Pictures excluded, return the lines below from the first through the line holding "plt.rcParams['font.family'] = ['Liberation".
— Begin —
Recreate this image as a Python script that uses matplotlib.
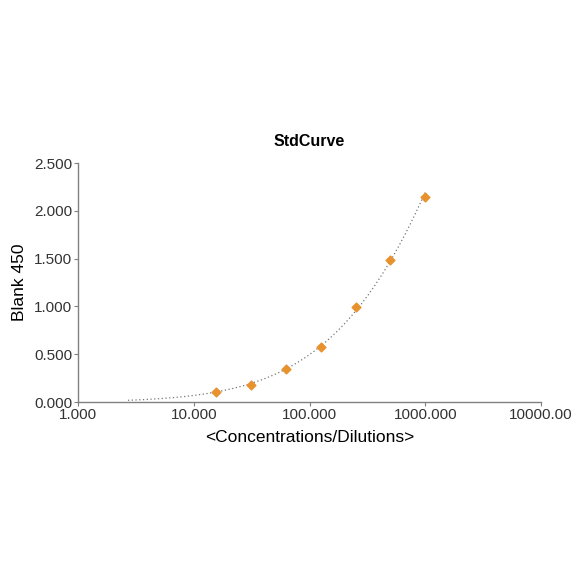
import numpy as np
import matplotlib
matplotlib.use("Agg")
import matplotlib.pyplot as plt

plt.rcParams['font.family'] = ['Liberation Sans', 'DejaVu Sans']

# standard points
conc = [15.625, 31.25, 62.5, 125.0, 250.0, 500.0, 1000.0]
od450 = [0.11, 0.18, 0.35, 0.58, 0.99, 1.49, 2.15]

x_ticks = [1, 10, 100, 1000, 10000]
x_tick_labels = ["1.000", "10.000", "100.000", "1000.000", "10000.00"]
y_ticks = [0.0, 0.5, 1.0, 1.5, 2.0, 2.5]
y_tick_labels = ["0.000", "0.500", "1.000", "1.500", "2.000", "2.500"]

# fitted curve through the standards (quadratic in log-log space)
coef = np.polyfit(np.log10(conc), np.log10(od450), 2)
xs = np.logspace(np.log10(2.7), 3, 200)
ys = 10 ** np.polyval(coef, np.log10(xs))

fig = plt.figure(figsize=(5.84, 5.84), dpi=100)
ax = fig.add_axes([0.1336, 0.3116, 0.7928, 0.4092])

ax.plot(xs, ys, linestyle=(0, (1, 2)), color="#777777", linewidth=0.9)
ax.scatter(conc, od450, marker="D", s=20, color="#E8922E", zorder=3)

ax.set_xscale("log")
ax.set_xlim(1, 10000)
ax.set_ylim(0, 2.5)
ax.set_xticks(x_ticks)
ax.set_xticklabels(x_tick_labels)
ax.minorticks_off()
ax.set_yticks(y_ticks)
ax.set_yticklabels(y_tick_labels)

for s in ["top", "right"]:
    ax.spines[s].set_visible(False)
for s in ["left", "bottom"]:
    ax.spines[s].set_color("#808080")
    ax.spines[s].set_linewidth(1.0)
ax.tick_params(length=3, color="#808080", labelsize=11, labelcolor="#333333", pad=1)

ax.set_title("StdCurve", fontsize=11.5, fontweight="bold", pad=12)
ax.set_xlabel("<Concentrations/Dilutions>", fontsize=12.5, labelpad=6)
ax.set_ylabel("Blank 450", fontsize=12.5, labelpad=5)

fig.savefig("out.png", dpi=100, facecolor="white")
— End —
▸ **The completed task**:
Recreate this image as a Python script that uses matplotlib.
import numpy as np
import matplotlib
matplotlib.use("Agg")
import matplotlib.pyplot as plt

plt.rcParams['font.family'] = ['Liberation Sans', 'DejaVu Sans']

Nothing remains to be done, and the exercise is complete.